Attock Passenger

Overview
- Service type: Inter-city rail
- First service: 1988
- Current operator: Pakistan Railways

Route
- Termini: Mari Indus Attock City Junction
- Stops: 19
- Distance travelled: 135 kilometres (84 mi)
- Average journey time: 4 hours, 26 minutes
- Service frequency: Daily
- Train numbers: 201UP (Mari Indus→Attock City) 202DN (Attock City→Mari Indus)

On-board services
- Class: Economy
- Sleeping arrangements: Not Available
- Catering facilities: Not Available

Technical
- Track gauge: 1,676 mm (5 ft 6 in)
- Track owner: Pakistan Railways

= Attock Passenger =

Pakistani express train

Attock Passenger is a passenger train operated daily by Pakistan Railways between Mari Indus and Attock.
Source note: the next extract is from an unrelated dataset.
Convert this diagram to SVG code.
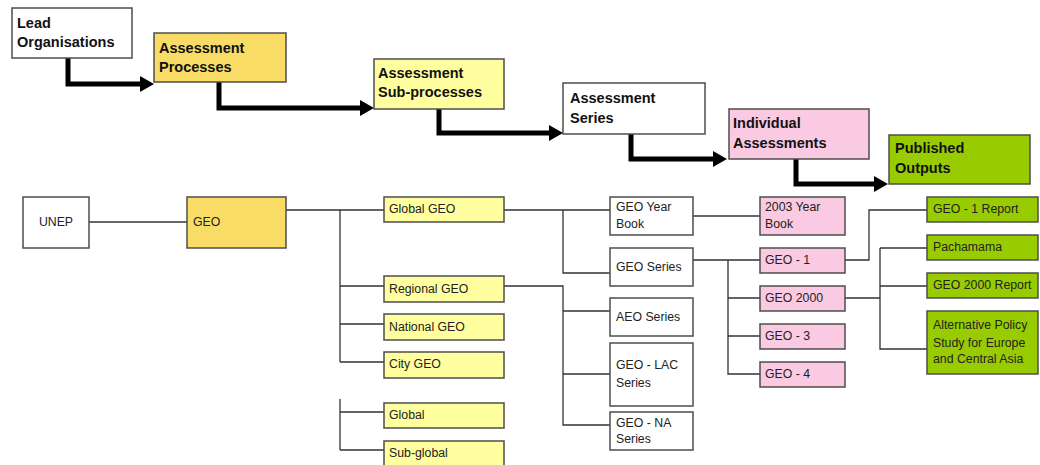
<svg xmlns="http://www.w3.org/2000/svg" width="1040" height="465" viewBox="0 0 1040 465">
<style>
.b{stroke:#4d4d4d;stroke-width:1.5}
.w{fill:#fff}.o{fill:#f9dc66}.y{fill:#ffffa0}.p{fill:#f9cae2}.g{fill:#99cc00}
.h{font-family:"Liberation Sans",Arial,sans-serif;font-size:14.5px;font-weight:bold;fill:#111}
.t{font-family:"Liberation Sans",Arial,sans-serif;font-size:12.3px;fill:#222}
.c{fill:none;stroke:#333;stroke-width:1.3}
.a{fill:none;stroke:#000;stroke-width:5}
</style>
<defs>
<marker id="ah" markerUnits="userSpaceOnUse" markerWidth="15" markerHeight="16" refX="1" refY="8" orient="auto">
<path d="M0,0 L14,8 L0,16 z" fill="#000"/>
</marker>
</defs>
<rect width="1040" height="465" fill="#fff"/>
<g id="connectors">
<path class="a" d="M68,58 V84 H141" marker-end="url(#ah)"/>
<path class="a" d="M219,82 V108 H361" marker-end="url(#ah)"/>
<path class="a" d="M439,109 V133 H550" marker-end="url(#ah)"/>
<path class="a" d="M631,134 V159 H714" marker-end="url(#ah)"/>
<path class="a" d="M796,159 V184 H875" marker-end="url(#ah)"/>
<path class="c" d="M89,222 H187"/>
<path class="c" d="M286,210 H384 M340,210 V362 M340,286 H384 M340,324 H384 M340,362 H384"/>
<path class="c" d="M340,399 V450 M340,412 H384 M340,450 H384"/>
<path class="c" d="M504,210 H610 M563,210 V273 H610"/>
<path class="c" d="M504,286 H563 V425 H610 M563,311 H610 M563,374 H610"/>
<path class="c" d="M693,216 H760"/>
<path class="c" d="M693,260 H760 M728,260 V374 H760 M728,298 H760 M728,336 H760"/>
<path class="c" d="M845,260 H869 V210 H927"/>
<path class="c" d="M845,298 H880 M880,248 V349 H927 M880,248 H927 M880,286 H927"/>
</g>
<g id="lead"><rect class="b w" x="12" y="8" width="120" height="50"/><text class="h" x="17" y="28">Lead</text><text class="h" x="17" y="47">Organisations</text></g>
<g id="processes"><rect class="b o" x="154" y="33" width="132" height="49"/><text class="h" x="159" y="53">Assessment</text><text class="h" x="159" y="72">Processes</text></g>
<g id="subprocesses"><rect class="b y" x="374" y="59" width="130" height="50"/><text class="h" x="378" y="78">Assessment</text><text class="h" x="378" y="97">Sub-processes</text></g>
<g id="series"><rect class="b w" x="563" y="83" width="142" height="51"/><text class="h" x="570" y="103">Assessment</text><text class="h" x="570" y="123">Series</text></g>
<g id="individual"><rect class="b p" x="729" y="109" width="140" height="50"/><text class="h" x="733" y="128">Individual</text><text class="h" x="733" y="148">Assessments</text></g>
<g id="published"><rect class="b g" x="889" y="135" width="141" height="49"/><text class="h" x="895" y="153">Published</text><text class="h" x="895" y="173">Outputs</text></g>

<g id="unep"><rect class="b w" x="23" y="197" width="66" height="51"/><text class="t" x="56" y="226" text-anchor="middle">UNEP</text></g>
<g id="geo"><rect class="b o" x="187" y="197" width="99" height="51"/><text class="t" x="193" y="226">GEO</text></g>
<g id="globalgeo"><rect class="b y" x="384" y="197" width="120" height="25"/><text class="t" x="389" y="213">Global GEO</text></g>
<g id="regionalgeo"><rect class="b y" x="384" y="276" width="120" height="26"/><text class="t" x="389" y="293">Regional GEO</text></g>
<g id="nationalgeo"><rect class="b y" x="384" y="314" width="120" height="26"/><text class="t" x="389" y="331">National GEO</text></g>
<g id="citygeo"><rect class="b y" x="384" y="352" width="120" height="26"/><text class="t" x="389" y="368">City GEO</text></g>
<g id="global"><rect class="b y" x="384" y="403" width="120" height="25"/><text class="t" x="389" y="419">Global</text></g>
<g id="subglobal"><rect class="b y" x="384" y="441" width="120" height="30"/><text class="t" x="389" y="457">Sub-global</text></g>
<g id="geoyearbook"><rect class="b w" x="610" y="197" width="83" height="38"/><text class="t" x="616" y="211">GEO Year</text><text class="t" x="616" y="228">Book</text></g>
<g id="geoseries"><rect class="b w" x="610" y="248" width="83" height="38"/><text class="t" x="616" y="271">GEO Series</text></g>
<g id="aeoseries"><rect class="b w" x="610" y="298" width="83" height="38"/><text class="t" x="616" y="321">AEO Series</text></g>
<g id="geolac"><rect class="b w" x="610" y="343" width="83" height="63"/><text class="t" x="616" y="369">GEO - LAC</text><text class="t" x="616" y="387">Series</text></g>
<g id="geona"><rect class="b w" x="610" y="412" width="83" height="38"/><text class="t" x="616" y="427">GEO - NA</text><text class="t" x="616" y="443">Series</text></g>
<g id="yearbook2003"><rect class="b p" x="760" y="197" width="85" height="38"/><text class="t" x="765" y="211">2003 Year</text><text class="t" x="765" y="228">Book</text></g>
<g id="geo1"><rect class="b p" x="760" y="248" width="85" height="25"/><text class="t" x="765" y="264">GEO - 1</text></g>
<g id="geo2000"><rect class="b p" x="760" y="286" width="85" height="25"/><text class="t" x="765" y="302">GEO 2000</text></g>
<g id="geo3"><rect class="b p" x="760" y="324" width="85" height="25"/><text class="t" x="765" y="340">GEO - 3</text></g>
<g id="geo4"><rect class="b p" x="760" y="362" width="85" height="25"/><text class="t" x="765" y="378">GEO - 4</text></g>
<g id="geo1report"><rect class="b g" x="927" y="197" width="111" height="25"/><text class="t" x="933" y="213">GEO - 1 Report</text></g>
<g id="pachamama"><rect class="b g" x="927" y="235" width="111" height="25"/><text class="t" x="933" y="251">Pachamama</text></g>
<g id="geo2000report"><rect class="b g" x="927" y="273" width="111" height="25"/><text class="t" x="933" y="289">GEO 2000 Report</text></g>
<g id="altpolicy"><rect class="b g" x="927" y="311" width="111" height="63"/><text class="t" x="933" y="329">Alternative Policy</text><text class="t" x="933" y="347">Study for Europe</text><text class="t" x="933" y="363">and Central Asia</text></g>
</svg>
The trip takes 4 hours and 26 minutes to cover a published distance of 135 km, making 19 stops while traveling along a stretch of the Kotri–Attock Railway Line.

== Route ==
- Mari Indus–Attock City Junction via Kotri–Attock Railway Line

== Station stops ==

- Mari Indus
- Daud Khel Junction
- Massan
- Makhad Road
- Injra
- Khattakabad
- Chhab
- Jhamat
- Uchhri
- Jand Junction
- Langar
- Chura Sharif Halt
- Nammal
- Domel
- Basal Junction
- Sulaimanabad
- Jhalar
- Kanjur
- Attock City Junction

== Equipment ==
Attock Passenger only offers economy class seating.